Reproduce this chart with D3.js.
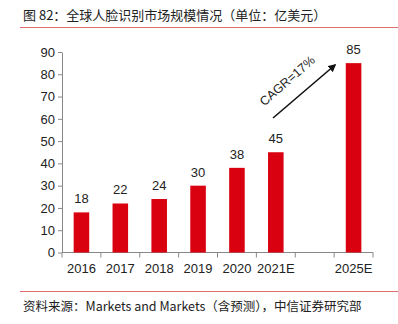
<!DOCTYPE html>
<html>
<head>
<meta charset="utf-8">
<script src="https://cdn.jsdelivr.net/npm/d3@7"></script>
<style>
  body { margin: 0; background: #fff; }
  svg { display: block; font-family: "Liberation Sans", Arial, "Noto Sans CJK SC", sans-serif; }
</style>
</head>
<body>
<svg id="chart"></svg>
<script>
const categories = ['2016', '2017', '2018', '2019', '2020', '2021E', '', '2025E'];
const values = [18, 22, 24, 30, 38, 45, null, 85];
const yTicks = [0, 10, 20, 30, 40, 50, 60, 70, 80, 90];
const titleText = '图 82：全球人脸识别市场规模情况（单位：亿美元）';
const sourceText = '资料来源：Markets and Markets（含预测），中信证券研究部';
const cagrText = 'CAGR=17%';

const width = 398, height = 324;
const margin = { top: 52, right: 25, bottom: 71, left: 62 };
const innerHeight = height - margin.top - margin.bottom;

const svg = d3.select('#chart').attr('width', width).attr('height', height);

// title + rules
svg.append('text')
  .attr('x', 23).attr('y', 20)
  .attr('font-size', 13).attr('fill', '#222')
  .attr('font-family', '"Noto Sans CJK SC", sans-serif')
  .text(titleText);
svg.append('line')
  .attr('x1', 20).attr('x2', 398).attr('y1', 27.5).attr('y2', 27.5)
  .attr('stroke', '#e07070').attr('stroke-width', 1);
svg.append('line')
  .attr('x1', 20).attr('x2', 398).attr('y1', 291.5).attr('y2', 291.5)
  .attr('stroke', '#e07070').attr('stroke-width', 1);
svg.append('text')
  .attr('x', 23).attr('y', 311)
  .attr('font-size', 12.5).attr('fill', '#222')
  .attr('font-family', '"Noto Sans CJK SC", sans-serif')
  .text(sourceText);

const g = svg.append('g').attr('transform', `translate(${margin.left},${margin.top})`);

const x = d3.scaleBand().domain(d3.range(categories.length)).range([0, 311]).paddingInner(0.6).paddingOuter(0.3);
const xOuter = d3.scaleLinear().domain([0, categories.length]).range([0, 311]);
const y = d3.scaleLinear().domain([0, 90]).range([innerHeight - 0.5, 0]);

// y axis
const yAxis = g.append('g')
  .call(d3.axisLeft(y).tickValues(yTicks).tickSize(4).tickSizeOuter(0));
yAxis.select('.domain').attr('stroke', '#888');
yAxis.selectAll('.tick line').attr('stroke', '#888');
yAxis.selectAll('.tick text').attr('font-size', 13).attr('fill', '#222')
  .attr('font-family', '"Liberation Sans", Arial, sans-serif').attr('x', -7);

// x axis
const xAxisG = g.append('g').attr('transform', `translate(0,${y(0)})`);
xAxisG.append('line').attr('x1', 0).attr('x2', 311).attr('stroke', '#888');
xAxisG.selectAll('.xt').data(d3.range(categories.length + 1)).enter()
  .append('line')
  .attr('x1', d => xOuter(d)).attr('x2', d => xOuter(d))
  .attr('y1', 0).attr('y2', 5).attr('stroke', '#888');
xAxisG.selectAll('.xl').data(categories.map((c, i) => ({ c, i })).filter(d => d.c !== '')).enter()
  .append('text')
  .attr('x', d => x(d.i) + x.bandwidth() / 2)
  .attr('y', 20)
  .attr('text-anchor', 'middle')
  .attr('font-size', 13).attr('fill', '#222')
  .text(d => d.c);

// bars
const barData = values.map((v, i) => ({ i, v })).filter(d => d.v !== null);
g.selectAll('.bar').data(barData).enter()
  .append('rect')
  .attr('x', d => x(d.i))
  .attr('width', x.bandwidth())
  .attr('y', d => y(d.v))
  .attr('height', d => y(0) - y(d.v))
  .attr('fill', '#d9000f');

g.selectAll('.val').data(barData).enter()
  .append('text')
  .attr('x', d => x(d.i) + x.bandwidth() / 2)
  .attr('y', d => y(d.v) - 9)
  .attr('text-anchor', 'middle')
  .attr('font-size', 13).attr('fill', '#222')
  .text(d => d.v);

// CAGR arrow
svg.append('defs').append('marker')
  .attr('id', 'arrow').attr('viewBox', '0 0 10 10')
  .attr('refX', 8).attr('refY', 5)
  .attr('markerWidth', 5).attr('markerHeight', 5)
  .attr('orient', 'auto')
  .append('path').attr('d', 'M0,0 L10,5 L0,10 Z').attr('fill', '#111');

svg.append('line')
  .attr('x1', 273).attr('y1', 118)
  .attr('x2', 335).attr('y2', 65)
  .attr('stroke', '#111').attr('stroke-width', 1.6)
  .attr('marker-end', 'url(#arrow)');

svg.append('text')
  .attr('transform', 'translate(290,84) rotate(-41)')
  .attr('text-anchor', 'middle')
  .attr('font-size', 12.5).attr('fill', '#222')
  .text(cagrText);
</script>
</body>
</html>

■ ■ ■ ■ ■

◆ Work to complete ◆
Everything from the first line to the line with "const cagrText = 'CAGR=17%';" must be repeated exactly, and nothing else. Leave the pictures out.

◆ Task output ◆
Reproduce this chart with D3.js.
<!DOCTYPE html>
<html>
<head>
<meta charset="utf-8">
<script src="https://cdn.jsdelivr.net/npm/d3@7"></script>
<style>
  body { margin: 0; background: #fff; }
  svg { display: block; font-family: "Liberation Sans", Arial, "Noto Sans CJK SC", sans-serif; }
</style>
</head>
<body>
<svg id="chart"></svg>
<script>
const categories = ['2016', '2017', '2018', '2019', '2020', '2021E', '', '2025E'];
const values = [18, 22, 24, 30, 38, 45, null, 85];
const yTicks = [0, 10, 20, 30, 40, 50, 60, 70, 80, 90];
const titleText = '图 82：全球人脸识别市场规模情况（单位：亿美元）';
const sourceText = '资料来源：Markets and Markets（含预测），中信证券研究部';
const cagrText = 'CAGR=17%';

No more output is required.